There was no doubt in my mind that I would love this child.
He was a part of me. We were excited to hold him. And new babies are always fun
to snuggle with. But would he have the power to melt me with a single smile?
Would he make my heart skip a beat when his tiny fingers wrapped around mine?
Would he make each day brighter no matter how early it started?
My questions were all quickly answered the second my newborn
son was placed into my arms for the first time. He eased into our lives
seamlessly. But whatsmore, he enriched them beyond anything that we could have ever
anticipated or imagined. His ability to make me feel so needed and loved with a
simple gaze assuaged my insecurities. His sweet little face captivated me each
moment it met mine.
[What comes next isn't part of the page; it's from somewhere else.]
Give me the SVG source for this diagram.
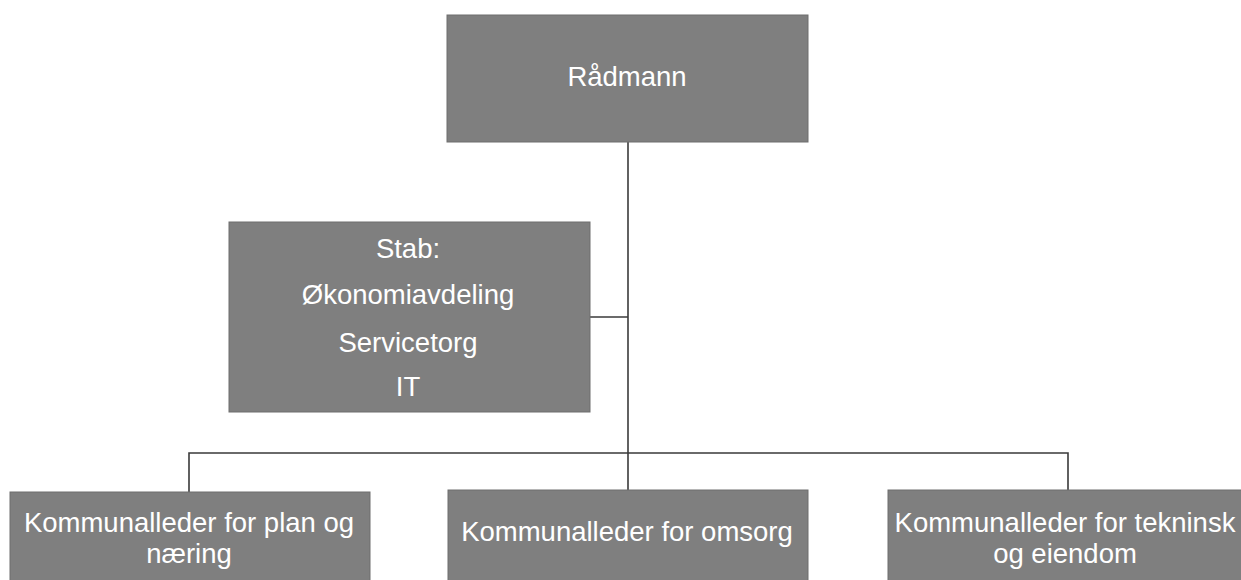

He has truly made each day since his arrival so much
better, so much more gratifying, so much more complete.
Tonight I held my, now, 6-month-old baby in my arms,
reflecting upon our day. It was mundane in nature. Some errands here, some
housework there, punctuated by shared meals, naps, and hours of play. As he
drifted off to sleep, his eyes closed tightly, his lips puckered in a peaceful
grin, his body draped across my arms weighted heavily by relaxation and trust,
I couldn’t help but revel in how beautiful that moment was, how beautiful my
little boy was, how beautiful my life was because of he and his brother.